Filter the records below down to lines containing "React".
•••
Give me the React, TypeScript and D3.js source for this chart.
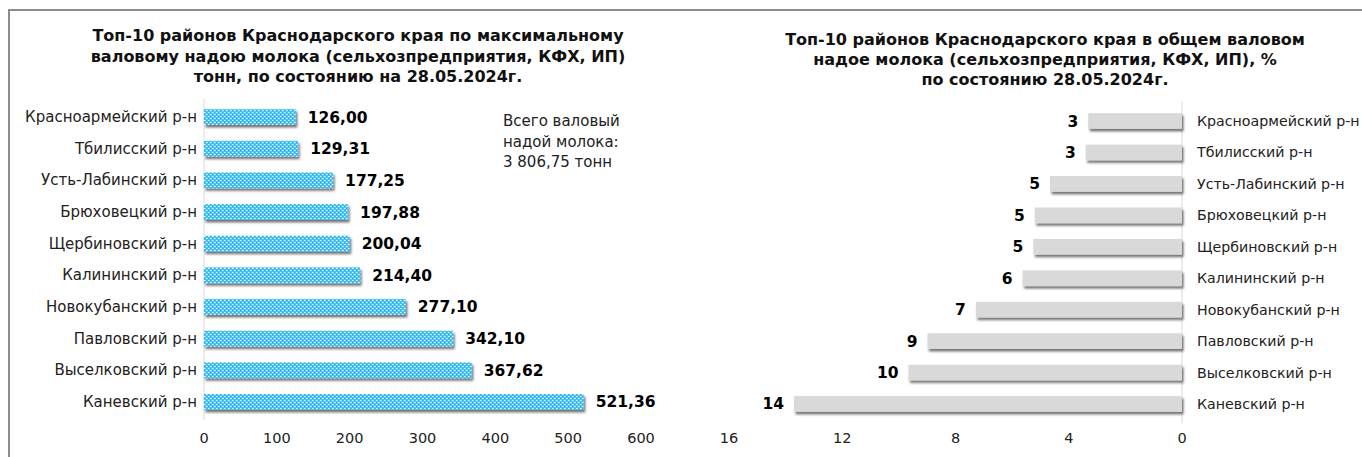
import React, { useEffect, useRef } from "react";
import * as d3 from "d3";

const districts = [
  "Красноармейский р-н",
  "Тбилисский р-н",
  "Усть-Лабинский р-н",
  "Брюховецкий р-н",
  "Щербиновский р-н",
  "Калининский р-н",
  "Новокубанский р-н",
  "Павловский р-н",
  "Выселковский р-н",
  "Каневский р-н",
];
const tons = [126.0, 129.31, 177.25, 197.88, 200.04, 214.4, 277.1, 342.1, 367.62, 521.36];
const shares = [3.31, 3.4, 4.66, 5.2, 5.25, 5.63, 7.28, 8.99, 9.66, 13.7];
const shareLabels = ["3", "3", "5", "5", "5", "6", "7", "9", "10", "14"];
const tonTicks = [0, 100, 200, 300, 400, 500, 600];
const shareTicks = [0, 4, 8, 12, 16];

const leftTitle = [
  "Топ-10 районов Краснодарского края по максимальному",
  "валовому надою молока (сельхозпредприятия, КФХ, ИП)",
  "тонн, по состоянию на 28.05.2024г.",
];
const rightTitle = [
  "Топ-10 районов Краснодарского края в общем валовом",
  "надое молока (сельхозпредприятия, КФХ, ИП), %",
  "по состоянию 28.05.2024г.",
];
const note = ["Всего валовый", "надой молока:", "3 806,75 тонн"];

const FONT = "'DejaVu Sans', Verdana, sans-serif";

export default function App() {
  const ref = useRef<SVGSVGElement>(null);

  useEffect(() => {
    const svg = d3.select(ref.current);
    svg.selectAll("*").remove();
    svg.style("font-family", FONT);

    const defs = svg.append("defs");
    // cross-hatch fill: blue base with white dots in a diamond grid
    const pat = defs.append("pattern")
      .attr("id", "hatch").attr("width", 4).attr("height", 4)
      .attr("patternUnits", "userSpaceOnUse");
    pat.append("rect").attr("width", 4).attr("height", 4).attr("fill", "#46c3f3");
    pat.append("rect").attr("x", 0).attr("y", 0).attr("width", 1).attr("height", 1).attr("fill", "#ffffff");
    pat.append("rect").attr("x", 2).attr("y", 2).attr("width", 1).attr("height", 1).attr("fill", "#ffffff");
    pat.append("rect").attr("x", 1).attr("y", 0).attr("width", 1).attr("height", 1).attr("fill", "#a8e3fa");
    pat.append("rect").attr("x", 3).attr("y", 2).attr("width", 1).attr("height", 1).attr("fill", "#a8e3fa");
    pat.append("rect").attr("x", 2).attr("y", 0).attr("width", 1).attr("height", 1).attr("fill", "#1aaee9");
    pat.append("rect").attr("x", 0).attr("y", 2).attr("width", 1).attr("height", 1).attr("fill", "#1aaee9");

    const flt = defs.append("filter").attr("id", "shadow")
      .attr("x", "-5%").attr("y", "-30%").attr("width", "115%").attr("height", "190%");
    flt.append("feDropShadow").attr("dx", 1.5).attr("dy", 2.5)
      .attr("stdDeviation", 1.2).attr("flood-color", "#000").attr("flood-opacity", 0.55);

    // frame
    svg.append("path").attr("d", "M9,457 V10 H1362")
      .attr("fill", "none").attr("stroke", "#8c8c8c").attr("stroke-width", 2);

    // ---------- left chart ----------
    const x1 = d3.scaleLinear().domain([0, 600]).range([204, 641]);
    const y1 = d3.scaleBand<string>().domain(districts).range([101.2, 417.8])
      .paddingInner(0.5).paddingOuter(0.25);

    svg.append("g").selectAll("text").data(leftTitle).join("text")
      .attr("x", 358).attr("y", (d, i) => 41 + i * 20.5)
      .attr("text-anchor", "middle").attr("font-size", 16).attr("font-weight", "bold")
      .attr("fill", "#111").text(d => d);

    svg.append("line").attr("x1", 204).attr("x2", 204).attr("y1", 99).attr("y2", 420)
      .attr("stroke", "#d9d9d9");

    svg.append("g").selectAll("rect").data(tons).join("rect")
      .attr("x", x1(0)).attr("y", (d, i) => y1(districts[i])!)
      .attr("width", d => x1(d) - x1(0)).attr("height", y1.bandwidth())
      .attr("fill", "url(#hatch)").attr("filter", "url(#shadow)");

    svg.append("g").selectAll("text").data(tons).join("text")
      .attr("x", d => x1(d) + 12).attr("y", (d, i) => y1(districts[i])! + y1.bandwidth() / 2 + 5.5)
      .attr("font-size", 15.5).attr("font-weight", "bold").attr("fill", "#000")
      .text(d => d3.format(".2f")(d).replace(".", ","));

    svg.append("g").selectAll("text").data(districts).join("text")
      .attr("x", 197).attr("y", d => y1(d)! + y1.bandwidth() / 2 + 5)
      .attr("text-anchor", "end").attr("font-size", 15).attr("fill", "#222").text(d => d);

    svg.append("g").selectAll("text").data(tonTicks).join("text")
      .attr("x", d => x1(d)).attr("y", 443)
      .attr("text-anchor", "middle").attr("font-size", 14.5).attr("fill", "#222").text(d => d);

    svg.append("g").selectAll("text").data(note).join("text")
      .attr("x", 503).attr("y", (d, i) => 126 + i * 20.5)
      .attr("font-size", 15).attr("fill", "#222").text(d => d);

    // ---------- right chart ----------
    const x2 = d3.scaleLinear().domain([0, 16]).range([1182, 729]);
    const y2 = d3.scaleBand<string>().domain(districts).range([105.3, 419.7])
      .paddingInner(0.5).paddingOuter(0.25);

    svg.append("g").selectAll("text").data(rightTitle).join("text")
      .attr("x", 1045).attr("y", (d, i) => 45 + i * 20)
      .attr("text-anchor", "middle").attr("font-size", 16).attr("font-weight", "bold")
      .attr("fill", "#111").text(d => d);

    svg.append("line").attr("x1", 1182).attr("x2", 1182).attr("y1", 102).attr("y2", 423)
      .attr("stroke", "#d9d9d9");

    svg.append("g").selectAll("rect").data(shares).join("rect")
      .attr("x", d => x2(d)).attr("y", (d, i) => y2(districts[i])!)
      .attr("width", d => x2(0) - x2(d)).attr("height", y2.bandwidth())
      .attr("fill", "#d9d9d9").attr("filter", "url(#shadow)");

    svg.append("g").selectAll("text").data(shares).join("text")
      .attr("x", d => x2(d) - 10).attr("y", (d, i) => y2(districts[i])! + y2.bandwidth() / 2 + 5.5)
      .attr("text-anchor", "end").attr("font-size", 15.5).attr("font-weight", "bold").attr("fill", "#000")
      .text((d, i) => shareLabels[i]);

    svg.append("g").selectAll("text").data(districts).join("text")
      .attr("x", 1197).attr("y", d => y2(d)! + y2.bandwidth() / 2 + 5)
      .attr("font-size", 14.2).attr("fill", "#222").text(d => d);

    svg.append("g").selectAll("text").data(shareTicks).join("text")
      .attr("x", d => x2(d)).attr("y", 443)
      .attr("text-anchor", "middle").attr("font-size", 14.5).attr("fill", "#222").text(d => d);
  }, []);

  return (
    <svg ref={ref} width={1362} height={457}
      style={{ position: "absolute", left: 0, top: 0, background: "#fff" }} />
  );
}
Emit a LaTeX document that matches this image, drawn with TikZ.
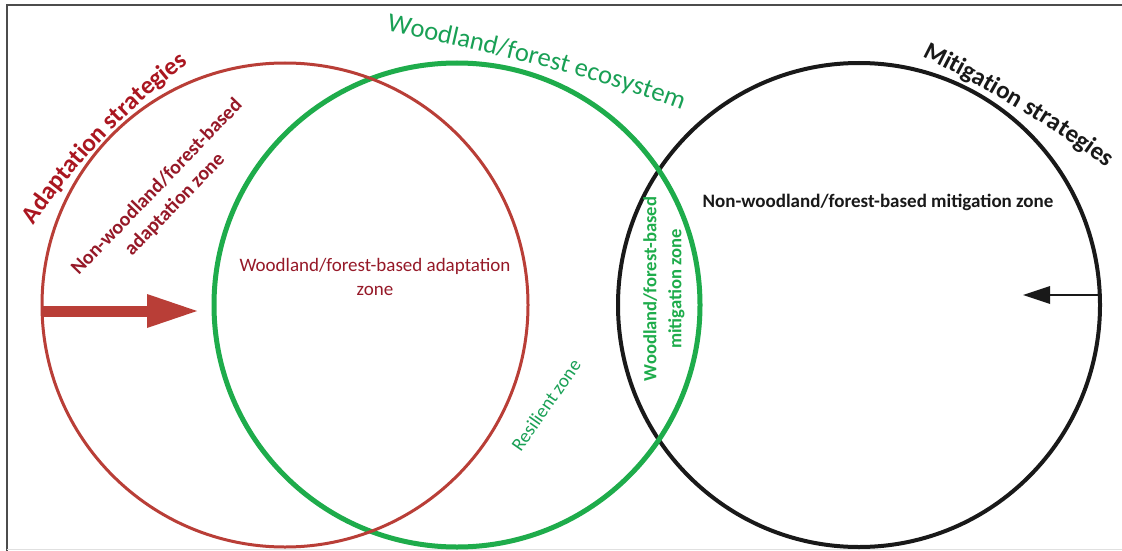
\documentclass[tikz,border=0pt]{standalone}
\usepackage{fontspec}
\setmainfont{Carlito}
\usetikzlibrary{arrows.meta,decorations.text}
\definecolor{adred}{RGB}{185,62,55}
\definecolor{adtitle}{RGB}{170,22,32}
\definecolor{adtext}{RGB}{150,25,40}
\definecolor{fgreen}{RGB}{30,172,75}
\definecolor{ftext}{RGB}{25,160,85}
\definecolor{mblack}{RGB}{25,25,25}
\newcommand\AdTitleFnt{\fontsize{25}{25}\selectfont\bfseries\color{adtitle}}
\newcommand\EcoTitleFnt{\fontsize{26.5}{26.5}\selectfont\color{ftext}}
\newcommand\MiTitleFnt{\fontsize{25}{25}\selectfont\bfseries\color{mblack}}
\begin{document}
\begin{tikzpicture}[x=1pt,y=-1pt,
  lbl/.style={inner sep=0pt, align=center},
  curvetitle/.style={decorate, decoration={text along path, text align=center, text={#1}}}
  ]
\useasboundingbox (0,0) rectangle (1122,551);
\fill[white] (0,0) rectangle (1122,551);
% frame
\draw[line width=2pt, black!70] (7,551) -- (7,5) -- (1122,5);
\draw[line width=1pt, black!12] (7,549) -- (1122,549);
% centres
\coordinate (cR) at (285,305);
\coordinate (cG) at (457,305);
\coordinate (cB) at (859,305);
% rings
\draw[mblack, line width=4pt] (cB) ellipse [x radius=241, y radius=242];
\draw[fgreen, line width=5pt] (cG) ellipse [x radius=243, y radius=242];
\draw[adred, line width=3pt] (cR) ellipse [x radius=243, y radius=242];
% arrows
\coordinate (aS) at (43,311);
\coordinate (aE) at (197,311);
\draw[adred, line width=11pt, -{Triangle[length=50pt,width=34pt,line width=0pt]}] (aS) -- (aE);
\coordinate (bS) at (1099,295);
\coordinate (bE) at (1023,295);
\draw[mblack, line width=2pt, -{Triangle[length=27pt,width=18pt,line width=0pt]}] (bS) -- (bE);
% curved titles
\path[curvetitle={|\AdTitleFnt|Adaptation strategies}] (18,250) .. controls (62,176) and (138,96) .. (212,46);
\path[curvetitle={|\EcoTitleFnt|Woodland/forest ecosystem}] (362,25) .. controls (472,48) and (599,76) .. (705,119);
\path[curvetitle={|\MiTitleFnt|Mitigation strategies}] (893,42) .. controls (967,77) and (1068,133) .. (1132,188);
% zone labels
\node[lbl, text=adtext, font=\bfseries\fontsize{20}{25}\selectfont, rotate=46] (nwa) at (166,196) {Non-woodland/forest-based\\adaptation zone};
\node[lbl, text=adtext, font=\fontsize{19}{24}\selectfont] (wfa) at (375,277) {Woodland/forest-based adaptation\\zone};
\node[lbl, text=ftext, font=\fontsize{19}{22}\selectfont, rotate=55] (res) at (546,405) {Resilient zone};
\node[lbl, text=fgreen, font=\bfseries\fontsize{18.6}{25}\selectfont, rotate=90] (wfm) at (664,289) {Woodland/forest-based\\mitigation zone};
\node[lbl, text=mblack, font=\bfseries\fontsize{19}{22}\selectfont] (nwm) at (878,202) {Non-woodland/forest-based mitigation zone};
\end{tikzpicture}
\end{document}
•••
## [In response]
Give me the React, TypeScript and D3.js source for this chart.
import React, { useEffect, useRef } from "react";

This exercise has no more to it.